The Social Network: 3 Transmissions

“It doesn’t matter whether the story is true or not.   It just has to be a good story.”

So said Dave, a retired firefighter.   We had just heard an incredible story from someone who had responded to the World Trade Center attacks — or so this guy told us.

Movies are stories, too.   A movie about Facebook couldn’t have sounded less appealing.  From early reviews, I gathered that The Social Network was actually about people at work.

(Spoiler alert:  I’m about to talk about the movie.)

In a nutshell, two college students start creating a product, a website.  “Mark” is socially awkward, smart, and capable of blinding focus on a goal.  “Eduardo” is handsome, charming and cautious.

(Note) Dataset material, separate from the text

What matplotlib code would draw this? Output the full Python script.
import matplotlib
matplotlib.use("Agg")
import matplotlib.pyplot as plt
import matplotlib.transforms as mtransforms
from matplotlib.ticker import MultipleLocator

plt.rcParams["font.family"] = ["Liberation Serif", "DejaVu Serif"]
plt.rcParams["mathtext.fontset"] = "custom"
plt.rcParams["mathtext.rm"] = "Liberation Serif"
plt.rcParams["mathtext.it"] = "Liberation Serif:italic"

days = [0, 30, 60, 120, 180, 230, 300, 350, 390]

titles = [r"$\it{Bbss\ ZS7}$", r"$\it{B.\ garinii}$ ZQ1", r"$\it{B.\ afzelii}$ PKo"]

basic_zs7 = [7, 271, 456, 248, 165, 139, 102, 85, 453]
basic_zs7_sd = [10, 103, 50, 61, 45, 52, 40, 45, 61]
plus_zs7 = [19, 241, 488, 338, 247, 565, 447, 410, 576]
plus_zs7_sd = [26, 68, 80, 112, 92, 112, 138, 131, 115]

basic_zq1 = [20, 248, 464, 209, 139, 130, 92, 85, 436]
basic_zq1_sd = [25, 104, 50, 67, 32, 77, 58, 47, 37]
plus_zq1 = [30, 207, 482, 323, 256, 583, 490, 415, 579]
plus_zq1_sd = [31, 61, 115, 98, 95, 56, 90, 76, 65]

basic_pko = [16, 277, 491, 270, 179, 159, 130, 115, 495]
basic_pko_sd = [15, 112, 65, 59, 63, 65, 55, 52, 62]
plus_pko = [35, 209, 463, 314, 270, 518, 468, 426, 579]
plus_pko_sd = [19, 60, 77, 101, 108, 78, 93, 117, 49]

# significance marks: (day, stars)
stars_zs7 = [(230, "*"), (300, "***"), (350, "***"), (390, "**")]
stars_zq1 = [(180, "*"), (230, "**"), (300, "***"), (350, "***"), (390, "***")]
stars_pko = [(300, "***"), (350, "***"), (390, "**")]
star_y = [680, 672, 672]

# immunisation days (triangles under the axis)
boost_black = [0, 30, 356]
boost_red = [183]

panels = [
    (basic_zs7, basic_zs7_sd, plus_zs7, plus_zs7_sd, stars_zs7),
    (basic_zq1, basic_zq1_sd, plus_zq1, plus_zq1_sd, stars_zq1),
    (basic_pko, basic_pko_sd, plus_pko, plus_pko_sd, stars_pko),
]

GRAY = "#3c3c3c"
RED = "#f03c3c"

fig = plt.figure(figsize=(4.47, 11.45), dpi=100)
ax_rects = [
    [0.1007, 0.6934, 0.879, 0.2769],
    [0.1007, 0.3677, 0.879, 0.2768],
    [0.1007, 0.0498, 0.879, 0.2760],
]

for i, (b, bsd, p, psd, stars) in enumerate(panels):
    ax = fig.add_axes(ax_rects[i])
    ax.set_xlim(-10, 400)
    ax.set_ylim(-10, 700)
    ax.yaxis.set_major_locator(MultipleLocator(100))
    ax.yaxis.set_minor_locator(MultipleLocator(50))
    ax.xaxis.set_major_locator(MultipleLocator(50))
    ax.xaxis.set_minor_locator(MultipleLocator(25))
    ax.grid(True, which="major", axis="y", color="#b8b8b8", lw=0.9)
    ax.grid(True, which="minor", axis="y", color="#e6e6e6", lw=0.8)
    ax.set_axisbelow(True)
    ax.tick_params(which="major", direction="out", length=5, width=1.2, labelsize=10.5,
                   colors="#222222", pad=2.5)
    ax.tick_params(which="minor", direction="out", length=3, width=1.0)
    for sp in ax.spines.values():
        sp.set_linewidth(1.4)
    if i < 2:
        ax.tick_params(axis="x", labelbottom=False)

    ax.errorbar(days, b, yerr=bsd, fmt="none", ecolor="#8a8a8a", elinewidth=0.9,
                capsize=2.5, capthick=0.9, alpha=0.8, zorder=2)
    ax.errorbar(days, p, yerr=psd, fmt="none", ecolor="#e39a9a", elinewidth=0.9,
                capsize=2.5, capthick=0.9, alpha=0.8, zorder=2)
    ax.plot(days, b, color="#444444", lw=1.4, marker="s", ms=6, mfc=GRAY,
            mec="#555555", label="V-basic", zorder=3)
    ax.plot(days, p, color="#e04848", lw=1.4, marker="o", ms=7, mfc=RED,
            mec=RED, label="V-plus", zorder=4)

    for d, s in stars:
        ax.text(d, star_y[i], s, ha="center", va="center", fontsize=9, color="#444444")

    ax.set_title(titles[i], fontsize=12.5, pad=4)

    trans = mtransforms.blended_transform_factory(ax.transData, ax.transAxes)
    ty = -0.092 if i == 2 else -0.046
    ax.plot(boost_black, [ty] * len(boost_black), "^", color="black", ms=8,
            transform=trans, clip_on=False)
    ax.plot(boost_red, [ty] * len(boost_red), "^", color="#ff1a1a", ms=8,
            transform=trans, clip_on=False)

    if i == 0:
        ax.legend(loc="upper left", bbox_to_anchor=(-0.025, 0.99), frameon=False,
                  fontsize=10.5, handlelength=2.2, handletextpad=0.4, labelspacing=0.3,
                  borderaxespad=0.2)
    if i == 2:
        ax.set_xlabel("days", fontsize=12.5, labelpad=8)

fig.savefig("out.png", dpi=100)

Both are hyper-sensitive to what others think of them.  They’re teenaged boys.

Demand for their product explodes.   When the school year ends, Mark moves to Silicon Valley to work on the website.   Eduardo accepts a summer internship and moves to New York.    Eduardo wants to advertise on the site; Mark does not.  When they separate for the summer, they don’t have a plan for how to communicate, and each works towards their own desired end.

(There are interwoven sub-stories:  three privileged and clueless students whose idea Mark may have stolen; the influence of Machiavellian venture capitalists and entrepreneurs.  Yada.)

We’ll never know the truth behind Facebook.   The film version could only have one ending.

Management lessons?

  • We don’t work for money:  we work for what we value.  Mark valued creating something “cool”; Eduardo valued appearing to be successful.
  • We work to belong, to participate in something greater than ourselves.  Mark was socially marginalized, and he knew it.   Eduardo wanted his father to be proud of him.   They both worked for acceptance.
  • We don’t like to have difficult conversations; this rarely ends well.   Eduardo and Mark disagreed about their fundamental business model, but didn’t agree on how to disagree.  This so didn’t end well.

The characters’ values and goals aren’t exactly transcendent.   Again, they’re teenagers.  Our team members have more adult goals, like providing for our families.

But we’re all human.  Though I work to act with integrity, some of my own goals are less than lofty.

I left the theatre with a soft spot in my heart for “Mark” and “Eduardo.”   The real young men, as well as their film doppelgangers.

The Social Network brought Dave’s firehouse kitchen table rule to mind.   Whatever the truth, it’s a good story.

What’s your favorite movie about the workplace?  What did you learn?